Inductive reasoning in organic chemistry can be somewhat hard at times, given all of the exceptions that can pop up, for example the SN2-like mechanism of opening an epoxide in basic conditions versus the acidic conditions.
For the epoxide opening in base; as you know sterics wins, and in acid the stability of the reactive transition state is our reasoning for the product observed. I believe for the NGP reactivity that stabilization of transition states is an acceptable platform to reason the important question as to exactly how this reaction happens in the first place.
lets look at the NGP example you've pulled from Wikipedia
(Awesome btw! reading organic chem on wiki for fun?!)

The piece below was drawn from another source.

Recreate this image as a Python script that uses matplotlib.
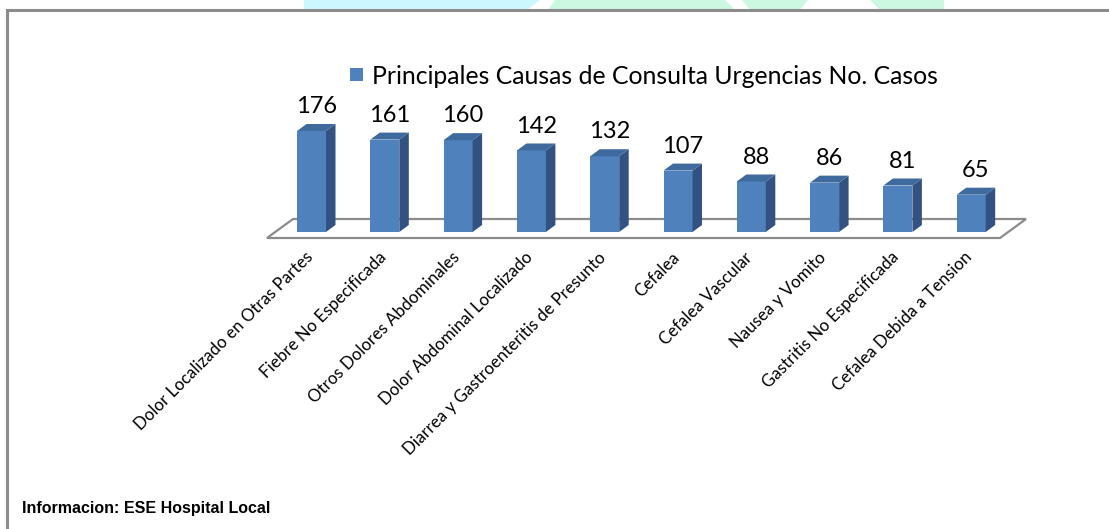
import numpy as np
import matplotlib
matplotlib.use('Agg')
import matplotlib.pyplot as plt
from matplotlib.patches import Polygon, Rectangle
from matplotlib.lines import Line2D

# data
causas = ['Dolor Localizado en Otras Partes', 'Fiebre No Especificada',
          'Otros Dolores Abdominales', 'Dolor Abdominal Localizado',
          'Diarrea y Gastroenteritis de Presunto', 'Cefalea', 'Cefalea Vascular',
          'Nausea y Vomito', 'Gastritis No Especificada', 'Cefalea Debida a Tension']
casos = [176, 161, 160, 142, 132, 107, 88, 86, 81, 65]
serie = 'Principales Causas de Consulta Urgencias No. Casos'
fuente = 'Informacion: ESE Hospital Local'

W, H = 1109, 529
FRONT = '#4F81BD'
SIDE = '#335281'
TOP = '#3E6A9E'

fig = plt.figure(figsize=(W / 100, H / 100), dpi=100)
fig.patch.set_facecolor('white')

# faint watermark shapes at the top
def px(x, y):
    return (x / W, 1 - y / H)

for pts, c in [([(304, 0), (540, 0), (527, 10), (304, 10)], '#CCF7FF'),
               ([(555, 0), (725, 0), (735, 10), (548, 10)], '#CCF7E0'),
               ([(742, 0), (808, 0), (800, 10), (750, 10)], '#CCF7E0'),
               ([(870, 0), (944, 0), (944, 10), (880, 10)], '#CCF7E0')]:
    fig.patches.append(Polygon([px(*p) for p in pts], closed=True, transform=fig.transFigure,
                               facecolor=c, edgecolor='none', zorder=0))

# border lines
fig.lines.append(Line2D([px(7, 0)[0], 1], [px(0, 10)[1]] * 2, transform=fig.transFigure,
                        color='#8C8C8C', lw=2.2))
fig.lines.append(Line2D([px(7, 0)[0]] * 2, [px(0, 10)[1], 0], transform=fig.transFigure,
                        color='#8C8C8C', lw=2.2))

# axes in category / value units
x_step = 73.3   # px per category
y_step = 0.574  # px per case
ymax = 200
ax = fig.add_axes([(311.5 - x_step / 2) / W, (H - 232) / H,
                   10 * x_step / W, ymax * y_step / H])
ax.set_xlim(-0.5, len(casos) - 0.5)
ax.set_ylim(0, ymax)
ax.axis('off')

x = np.arange(len(casos))
bw = 29 / x_step
ddx, ddy = 9.5 / x_step, 7 / y_step

# floor
fdx, fdy = 26 / x_step, 19 / y_step
fy0 = -6 / y_step
fx0, fx1 = (267 - 311.5) / x_step, (1000 - 311.5) / x_step
ax.add_patch(Polygon([(fx0, fy0), (fx1, fy0), (fx1 + fdx, fy0 + fdy), (fx0 + fdx, fy0 + fdy)],
                     closed=True, facecolor='white', edgecolor='#8C8C8C', lw=1.6,
                     clip_on=False, zorder=1))

bars = ax.bar(x, casos, width=bw, color=FRONT, zorder=3, clip_on=False)
for xi, v in zip(x, casos):
    r = xi + bw / 2
    l = xi - bw / 2
    ax.add_patch(Polygon([(r, 0), (r + ddx, ddy), (r + ddx, v + ddy), (r, v)],
                         closed=True, facecolor=SIDE, edgecolor='none', zorder=3, clip_on=False))
    ax.add_patch(Polygon([(l, v), (r, v), (r + ddx, v + ddy), (l + ddx, v + ddy)],
                         closed=True, facecolor=TOP, edgecolor='none', zorder=3, clip_on=False))
    ax.annotate(str(v), (xi + ddx / 2, v + ddy), xytext=(0, 5), textcoords='offset points',
                ha='center', va='bottom', fontsize=17, family='Lato', color='black')

# category labels
for xi, lab in zip(x, causas):
    ax.annotate(lab, (xi, fy0), xytext=(-5, -8), textcoords='offset points',
                rotation=45, ha='right', va='top', rotation_mode='anchor',
                fontsize=12.2, family='Lato', color='black', annotation_clip=False)

# legend
fig.patches.append(Rectangle(px(350, 81), 13 / W, 13 / H, transform=fig.transFigure,
                             facecolor=FRONT, edgecolor='none'))
fig.text(372 / W, px(0, 76)[1], serie, fontsize=17.8, family='Lato', va='center', ha='left')

fig.text(22 / W, px(0, 509)[1], fuente, fontsize=11.5, family='Liberation Sans',
         fontweight='bold', va='center', ha='left')

fig.savefig('out.png', dpi=100)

I have a hard time fully following your question but here's the best answer I could come up with:
I see a symmetrical transition state where the reactive-intermediate charged cyclopropyl-S-heterocycle can probably just be attacked from either side in a SN2 like fashion. If you prefer charge polarization to be our main reasoning in the S-hetero cycle, given that it is a symmetrical substrate I believe the same product will form either way due to symmetry.
Did you read the part of that wiki article below that depicts NGP reactivity by an Alkene? The driving factor there appears to be pi-stabilization of the carbocation in the transition state.
This is a physical organic chemistry question that is not trivial. I applaud your curiosity.